La Cassazione “riapre la porta” a chi dichiara di non sapere chi si trovasse alla guida nel momento in cui è stata commessa un’infrazione stradale che comporta la perdita di punti patente.
Se la giurisprudenza della Corte nell’ultimo decennio aveva praticamente affermato per gli intestatari di veicoli l’obbligo di sapere a chi il mezzo era affidato, l’ordinanza 9555/2018 depositata ieri dalla Seconda sezione civile riconosce che bisogna vedere caso per caso.
Così, nel caso affrontato dall’ordinanza, il fatto che trascorrano mesi fra l’infrazione e la notifica del verbale può giustificare il fatto di non ricordare chi fosse alla guida. Ma attenzione: la vicenda su cui si è pronunciata la Corte risale al 2007, quando per la notifica le forze di polizia avevano a disposizione 150 giorni. Dall’estate di otto anni fa, invece, la mini-riforma del Codice della strada (legge 120/2010) ha ridotto il termine (contenuto nell’articolo 201 del Codice) a 90 giorni e i verbali arrivano nelle mani del destinatario in tempi ben più ridotti, per cui diventa più difficile giustificarsi col tempo trascorso.
In ogni caso, si parla di chi riceve un verbale d’infrazione con decurtazione di punti, con conseguente invito a dichiarare chi l’abbia commessa, e risponde di non sapere chi guidasse. Nel caso di chi non risponde affatto, invece, è pacifico che scatta una sanzione supplementare di 286 euro (articolo 126-bis, comma 2, del Codice).
Finora la Cassazione aveva di fatto esteso automaticamente questa sanzione anche a chi risponde di non sapere: la norma punisce chi omette la risposta senza avere un «giustificato e documentato motivo» e la Corte ha riconosciuto fondate le giustificazioni solo in pochi casi. Infatti, i giudici hanno prevalentemente affermato che il proprietario, essendo responsabile della circolazione del veicolo, è sempre tenuto a conoscere l’identità di chi lo utilizza (sentenza 12568/2015, fra le tante), se non altro per accertarsi che abbia la patente.

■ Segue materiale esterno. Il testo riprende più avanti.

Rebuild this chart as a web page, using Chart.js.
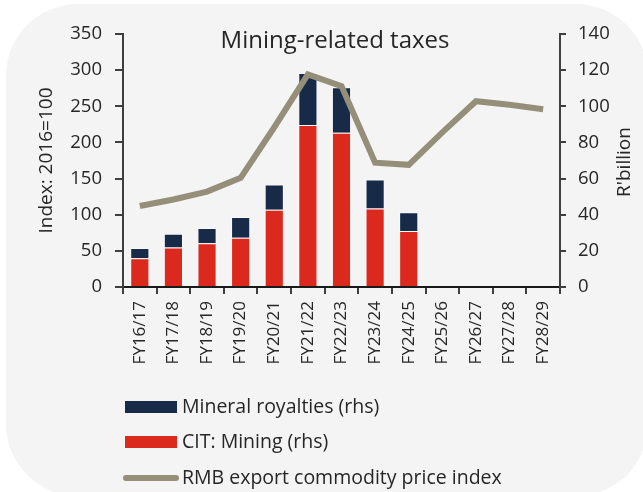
<!DOCTYPE html>
<html>
<head>
<meta charset="utf-8">
<script src="https://cdn.jsdelivr.net/npm/chart.js@4"></script>
<style>
  html, body { margin: 0; padding: 0; background: #fff; overflow: hidden; }
  #bg { position: absolute; left: 6px; top: 4px; width: 642px; height: 492px; background: #f4f4f4; border-radius: 72px; }
  #wrap { position: absolute; left: 0; top: 0; width: 643px; height: 492px; }
</style>
</head>
<body>
<div id="bg"></div>
<div id="wrap"><canvas id="getChart" width="643" height="492"></canvas></div>
<script>
var categories = ["FY16/17", "FY17/18", "FY18/19", "FY19/20", "FY20/21", "FY21/22", "FY22/23",
                  "FY23/24", "FY24/25", "FY25/26", "FY26/27", "FY27/28", "FY28/29"];
// R'billion (rhs)
var citMining = [15.9, 21.8, 24.2, 27.2, 42.8, 89.7, 85.3, 43.4, 31.0, null, null, null, null];
var royalties = [5.7, 7.6, 8.5, 11.6, 13.9, 28.7, 25.3, 16.1, 10.4, null, null, null, null];
// Index: 2016=100 (lhs)
var priceIndex = [112, 121, 132, 151, 221, 294, 278, 172, 169, 214, 257, 252, 246];
var leftTicks = [0, 50, 100, 150, 200, 250, 300, 350];
var rightTicks = [0, 20, 40, 60, 80, 100, 120, 140];

var font = "'Open Sans', 'Noto Sans', sans-serif";
var textColor = "#262626";
var axisColor = "#3f3f3f";

// title inside the plot, right axis title (reads upwards) + vertical legend at the bottom
var extras = {
    id: "extras",
    afterDraw: function (chart) {
        var c = chart.ctx;
        c.save();
        c.fillStyle = textColor;
        c.font = "24px " + font;
        c.textAlign = "center";
        c.textBaseline = "middle";
        c.fillText("Mining-related taxes", 335, 41);

        c.save();
        c.translate(625, 162);
        c.rotate(-Math.PI / 2);
        c.font = "19px " + font;
        c.fillText("R'billion", 0, 0);
        c.restore();

        var items = [
            { ds: chart.data.datasets[1], y: 407, kind: "box" },
            { ds: chart.data.datasets[0], y: 442, kind: "box" },
            { ds: chart.data.datasets[2], y: 478, kind: "line" }
        ];
        c.font = "19.5px " + font;
        c.textAlign = "left";
        items.forEach(function (it) {
            if (it.kind === "box") {
                c.fillStyle = it.ds.backgroundColor;
                c.fillRect(125, it.y - 6, 52, 12);
            } else {
                c.strokeStyle = it.ds.borderColor;
                c.lineWidth = 6;
                c.lineCap = "round";
                c.beginPath();
                c.moveTo(126, it.y);
                c.lineTo(176, it.y);
                c.stroke();
            }
            c.fillStyle = textColor;
            c.fillText(it.ds.label, 182, it.y);
        });
        c.restore();
    }
};

var ctx = document.getElementById("getChart");
var chart = new Chart(ctx, {
    type: "bar",
    data: {
        labels: categories,
        datasets: [{
                type: "bar",
                label: "CIT: Mining (rhs)",
                data: citMining,
                backgroundColor: "#dc291e",
                borderColor: "rgba(255,255,255,0.5)",
                borderWidth: 1,
                yAxisID: "y1",
                order: 1
            },
            {
                type: "bar",
                label: "Mineral royalties (rhs)",
                data: royalties,
                backgroundColor: "#172a48",
                borderColor: "rgba(255,255,255,0.5)",
                borderWidth: 1,
                yAxisID: "y1",
                order: 1
            },
            {
                type: "line",
                label: "RMB export commodity price index",
                data: priceIndex,
                borderColor: "#958e78",
                borderWidth: 6,
                pointRadius: 0,
                lineTension: 0,
                fill: false,
                yAxisID: "y",
                order: 0
            }
        ]
    },
    options: {
        responsive: false,
        animation: false,
        layout: { padding: { top: 34, left: 0, right: 0, bottom: 0 } },
        plugins: { legend: { display: false }, tooltip: { enabled: false } },
        datasets: { bar: { categoryPercentage: 1, barPercentage: 0.57 } },
        scales: {
            x: {
                stacked: true,
                afterFit: function (s) { s.height = 205; },
                border: { display: true, color: "#1a1a1a", width: 2 },
                grid: { display: true, drawOnChartArea: false, drawTicks: true, tickLength: 7, color: axisColor, lineWidth: 2 },
                ticks: { autoSkip: false, minRotation: 90, maxRotation: 90, padding: 7, color: textColor, font: { family: font, size: 17 } }
            },
            y: {
                position: "left",
                min: 0,
                max: 350,
                afterFit: function (s) { s.width = 123; },
                afterBuildTicks: function (s) { s.ticks = leftTicks.map(function (v) { return { value: v }; }); },
                border: { display: true, color: axisColor, width: 2 },
                grid: { display: true, drawOnChartArea: false, drawTicks: true, tickLength: 8, color: axisColor, lineWidth: 2 },
                ticks: { padding: 13, color: textColor, font: { family: font, size: 18.5 } },
                title: { display: true, text: "Index: 2016=100", color: textColor, padding: { top: 35, bottom: 0 }, font: { family: font, size: 19 } }
            },
            y1: {
                position: "right",
                stacked: true,
                min: 0,
                max: 140,
                afterFit: function (s) { s.width = 83; },
                afterBuildTicks: function (s) { s.ticks = rightTicks.map(function (v) { return { value: v }; }); },
                border: { display: true, color: axisColor, width: 2 },
                grid: { display: true, drawOnChartArea: false, drawTicks: true, tickLength: 6, color: axisColor, lineWidth: 2 },
                ticks: { padding: 12, color: textColor, font: { family: font, size: 18.5 } }
            }
        }
    },
    plugins: [extras]
});
</script>
</body>
</html>
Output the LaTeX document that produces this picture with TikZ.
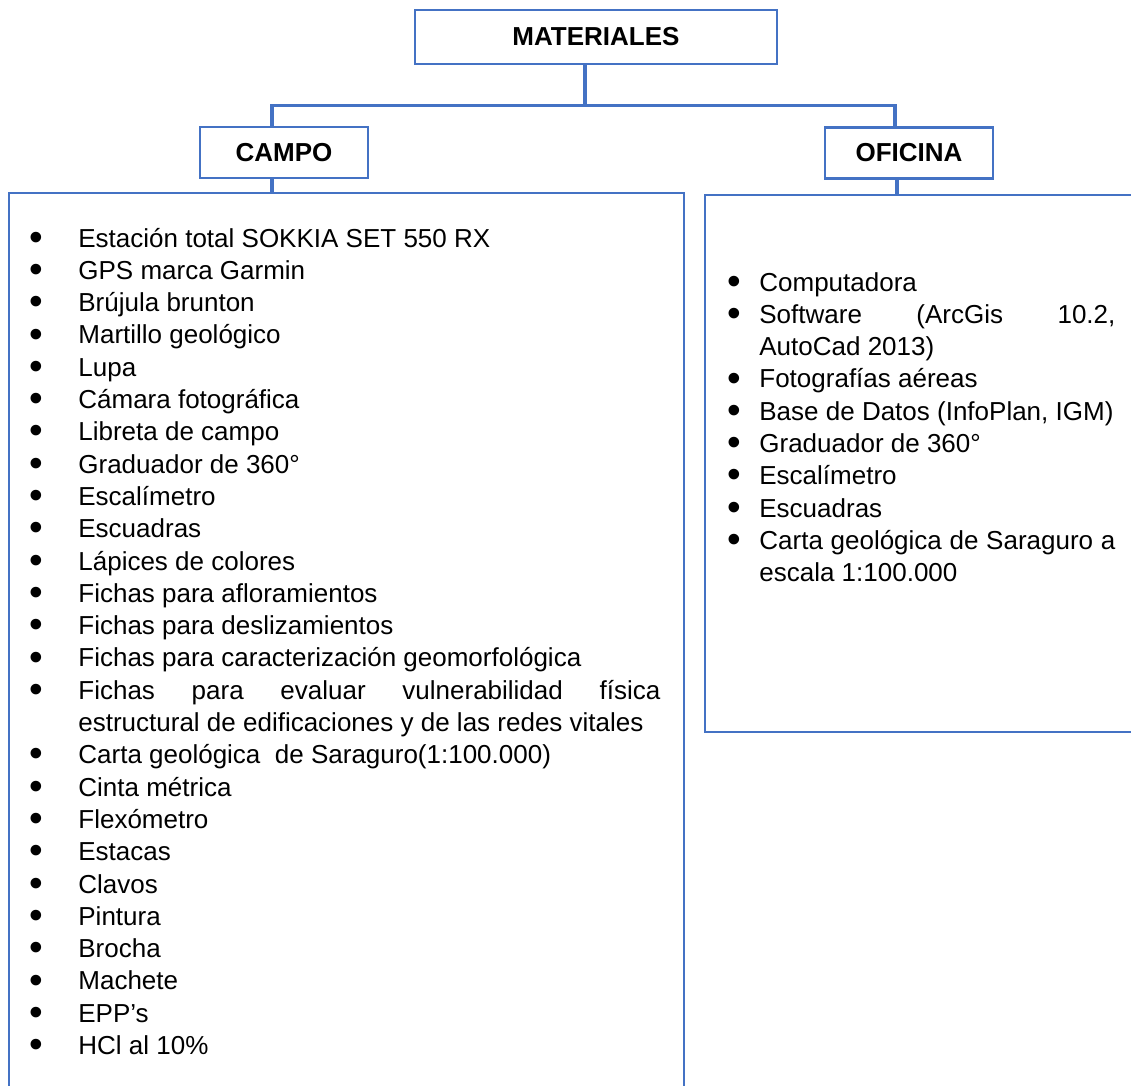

Né vale giustificarsi col fatto che il mezzo viene abitualmente utilizzato da più patentati, come nel caso di un’impresa: occorre adottare misure organizzative (come la tenuta di un registro) per essere sempre in grado di ricostruire chi fosse il conducente (sentenze 14649/2010 e 24133/2012). Anzi, più dipendenti ha un’impresa più adeguato deve essere il sistema aziendale di controllo.
Nell’ordinanza di ieri, invece, la Cassazione “ripesca” una sentenza interpretativa della Corte costituzionale, la 165/2008, che riconosceva al proprietario «la facoltà di esonerarsi da responsabilità, dimostrando l’impossibilità» di sapere chi guidasse. In questo quadro, la Consulta ha osservato che l’articolo 126-bis richiama il preesistente articolo 180, comma 8, del Codice stesso (che riguarda in generale la richiesta di informazioni e documenti da parte delle forze dell’ordine). E lo scopo di quest’ultima norma è perlopiù inteso come colpire solo chi rifiuta di collaborare all’accertamento, non chi semplicemente attua una «omessa collaborazione».
A ulteriore conferma, l’ordinanza di ieri richiama la 434/2007, secondo cui un’interpretazione più penalizzante per l’intestatario del veicolo lederebbe il diritto di difesa: «non consentendo in alcun modo all’interessato di sottrarsi all’applicazione della sanzione pecuniaria», sarebbe «una presunzione iuris et de iure di responsabilità».
Nel caso deciso dall’ordinanza di ieri, le ragioni difensive dell’intestataria del mezzo erano state valutate e riconosciute valide sia in primo sia in secondo grado. La Cassazione ha confermato che entrambi i giudici avevano operato correttamente, per cui in generale non si può escludere che le notifiche a distanza di tempo, unite alla presenza di più guidatori in un nucleo familiare, siano di per sé giustificazioni fondate.